Short Sale Blog

Who is a Distressed Home Consultant?

Ross Kilburn - Friday, June 13, 2008

Practically everyone. Let’s examine things:

The term “Distressed Home Consultant” went into effect in Washington State on June 12, 2008. It is part of the new “Distressed Properties Law” created during the 2008 Washington State Legislative Session and signed into law by Governor Christine Gregoire on March 30, 2008.

The purpose of the law was to protect vulnerable homeowners from being targeted by ‘equity-skimmers’ and ‘lease-option’ investors. For example, a homeowner with a substantial amount of equity, who faced difficulties in making their mortgage payments would be approached by an investor who would offer to make their mortgage payments in exchange for the deed to their house.

After a period of time, say 12 to 24 months, the homeowner would have the option of buying back their house. In reality, the homeowner would have little chance at either staying current on the rent, and face eviction or come to the end of the rental period and be in no situation to qualify for a loan and buy the house back. Either way, the investor ends up with the house and a lot of equity.

If the law focused narrowly on that issue, it would have been helpful. Unfortunately, the way it was drafted makes it even harder now for homeowners in distress to find help. Clearly a case of overreach by lawmakers who don’t fully understand the situation.

At the heart of the law is the idea of all parties to a transaction with a distressed homeowner needing to exercise ‘fiduciary responsibility’ towards the homeowner. Imagine a homeowner who has decided to sell their home. The buyer, and the buyer’s agent, under the provisions of this law, are now classified as Distressed Home Consultants. Buyer’s do not typically have to take into consideration the financial situation of the seller. They are simply making a purchase decision for their own account. This law may have the effect of scaring away buyers, when a buyer is exactly what the homeowner needs at that moment.

In addition, any real estate agent who engages with a homeowner who is in financial distress will automatically be labeled a Distressed Home Consultant.  Many agents will not want to expose themselves to the  liability  and choose to not represent these homeowners in need. Again, this law, while having good intentions, suffers from overreach, and serves to reduce the amount of qualified help for homeowners.

HUD Study Confirms Loan Fee Abuse by Brokers

Ross Kilburn - Thursday, May 29, 2008

According to a study prepared for the Department of Housing and Urban Development, the home-mortgage industry takes advantage of lower income, lesser educated borrowers to charge higher fees.

The following article is from the May 30, 2008 Wall Street Journal article by James R. Hagerty:

The study by Susan Woodward, a former chief economist for HUD, also found that loans arranged by brokers typically carried higher fees than those obtained directly from lenders.

The report, released Thursday, is based on an analysis of 7,560 fixed-rate home-purchase loans completed in May and June 2001 and insured by the Federal Housing Administration, an arm of HUD.

The study says lenders typically make better offers to borrowers in neighborhoods with higher general levels of education.
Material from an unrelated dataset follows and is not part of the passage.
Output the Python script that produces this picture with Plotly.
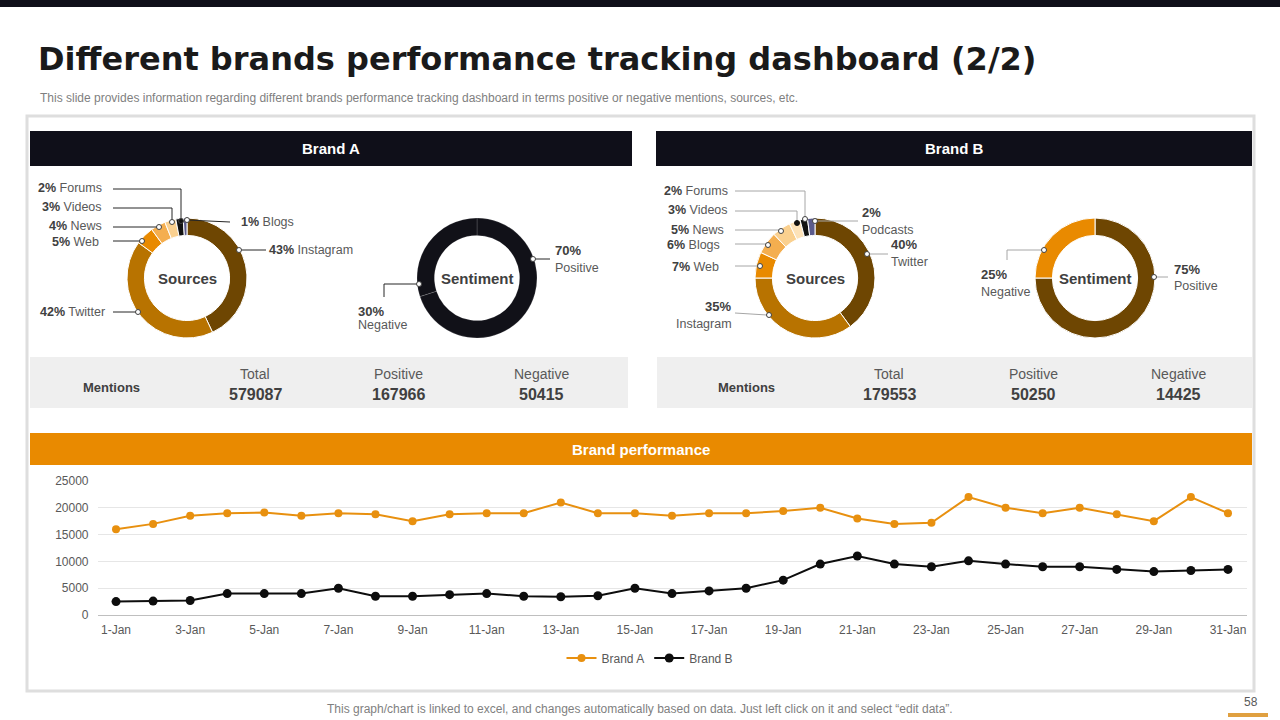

Total fees paid to the lender and broker averaged nearly $3,400 on loans with an average initial principal balance of $105,000, the report said. For brokered loans, the average fees were $4,000, compared with $3,150 for loans made directly by the lender. Those fees are a combination of upfront charges and additional funds brokers and lenders get for selling loans with relatively high interest rates.

For brokers, these additional payments are known as yield-spread premiums. Brokers often defend yield-spread premiums as a way for borrowers to reduce their upfront fees in exchange for paying a slightly higher interest rate. But the study found that the yield-spread premiums mainly benefited the brokers. For every $100 extra they paid in higher rates, the borrowers on average received only a $7 reduction in upfront fees. Banks also typically kept most of the benefit when borrowers paid above-market interest rates, the study said.

Borrowers who paid “discount points” to lower their interest rates typically didn’t benefit from a corresponding savings in their interest costs, the study said. It found that borrowers who chose “no-cost” loans — in which all fees are built into the interest rate — typically paid the lowest effective fees.

Roy DeLoach, executive vice president of the National Association of Mortgage Brokers, said that the study relies on “stale” seven-year-old data and that other studies have shown consumers save money by obtaining loans through brokers.